Liebe Kolleginnen und Kollegen, vergessen wir nicht: Wer Frieden will, muss der Gewalt wehren und mithelfen, gerechte Verhältnisse zu schaffen. Und vergessen wir auch nicht: Wer Sicherheit und Freiheit gegeneinander ausspielt, wird am Ende beides verlieren.

(Beifall bei der CDU und der FDP/DVP sowie Ab- geordneten der SPD)

Freiheit und Sicherheit gehören zusammen. Das muss das Leitmotiv unseres Handelns sein, gegen Terror und Gewalt, für die Menschen in unserem Land.

(Anhaltender lebhafter Beifall bei der CDU und der FDP/DVP – Beifall bei der SPD und den Grü- nen)

Meine Damen und Herren, das Präsidium hat für die Aussprache über die Regierungserklärung eine Redezeit von 15 Minuten je Fraktion bei gestaffelten Redezeiten festgelegt.

Nach § 83 a Abs. 3 unserer Geschäftsordnung erteile ich Herrn Abg. Drexler das Wort.

Herr Präsident, sehr geehrte Damen und Herren! Der 11. September dieses Jahres hat die Welt erschüttert. Die Bilder des Grauens, die sich in unser Gedächtnis eingegraben und niemanden unberührt gelassen haben, haben uns allen vor Augen geführt, wozu menschenverachtende und fanatisierte Terroristen bereit sind.

Dieser Terrorangriff galt nicht ausschließlich den Vereinigten Staaten von Amerika, sondern – das ist in letzter Zeit richtigerweise von vielen so gesagt worden – er war auch ein Angriff auf uns alle, auf unsere Lebensform einer offenen Gesellschaft, auf unsere Demokratie, die auf Werten wie Freiheit und Toleranz basiert.

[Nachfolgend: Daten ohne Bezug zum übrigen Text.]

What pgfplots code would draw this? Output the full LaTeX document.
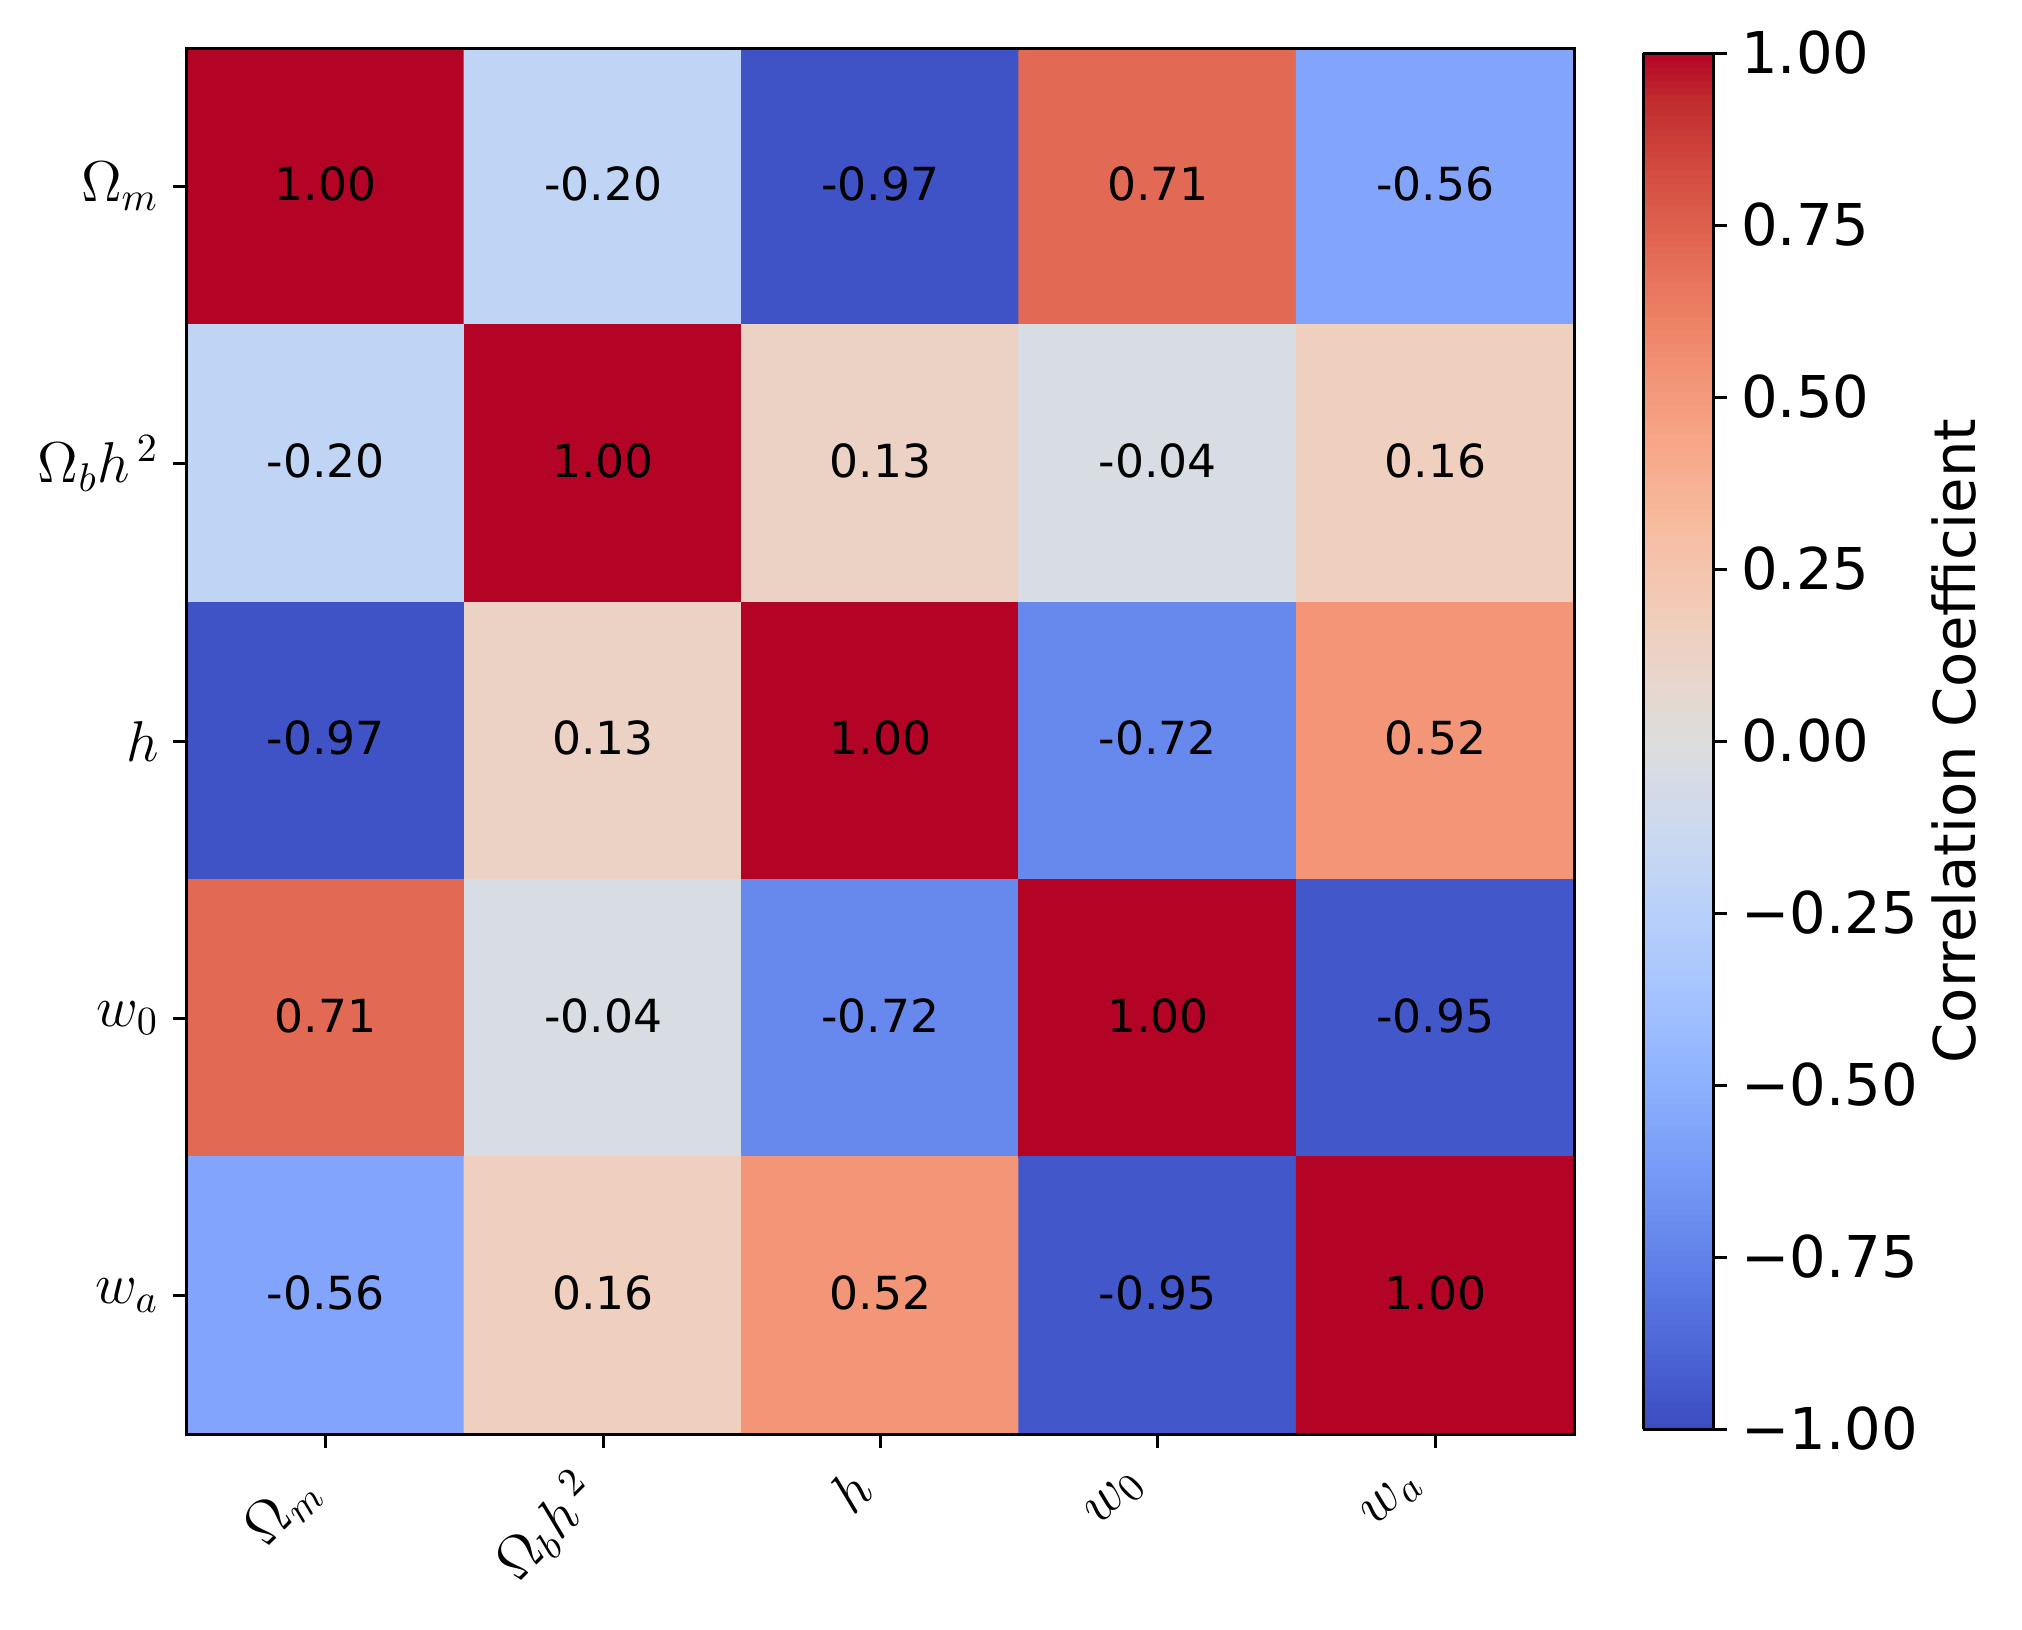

Rund sechs Wochen sind seither vergangen, Wochen, in denen wir zuerst unsere tief empfundene Trauer für die Opfer der Attentate und unser Mitgefühl gegenüber dem amerikanischen Volk zum Ausdruck brachten. Erst allmählich können wir das ganze Ausmaß dessen begreifen, verarbeiten und kritisch bewerten, was da geschehen ist. Ich bin der Meinung, dass es richtig und für den gesellschaftlichen Zusammenhalt in unserem Land auch außerordentlich wichtig war, dass wir uns diese Zeit dafür genommen haben.

Und dennoch: Wir dürfen nicht in Furcht und Schrecken verharren. Die Bevölkerung erwartet von der Politik und den handelnden Personen jetzt angemessenes, aber auch wirksames Reagieren. Sie erwartet Orientierung und Besonnenheit, aber auch tatkräftige Entschlossenheit. Ich sage hier mit aller Deutlichkeit: Die Menschen wollen keinen kleinkarierten und künstlich vom Zaun gebrochenen Parteienstreit, wenn es um die Sicherheit in unserem Lande geht.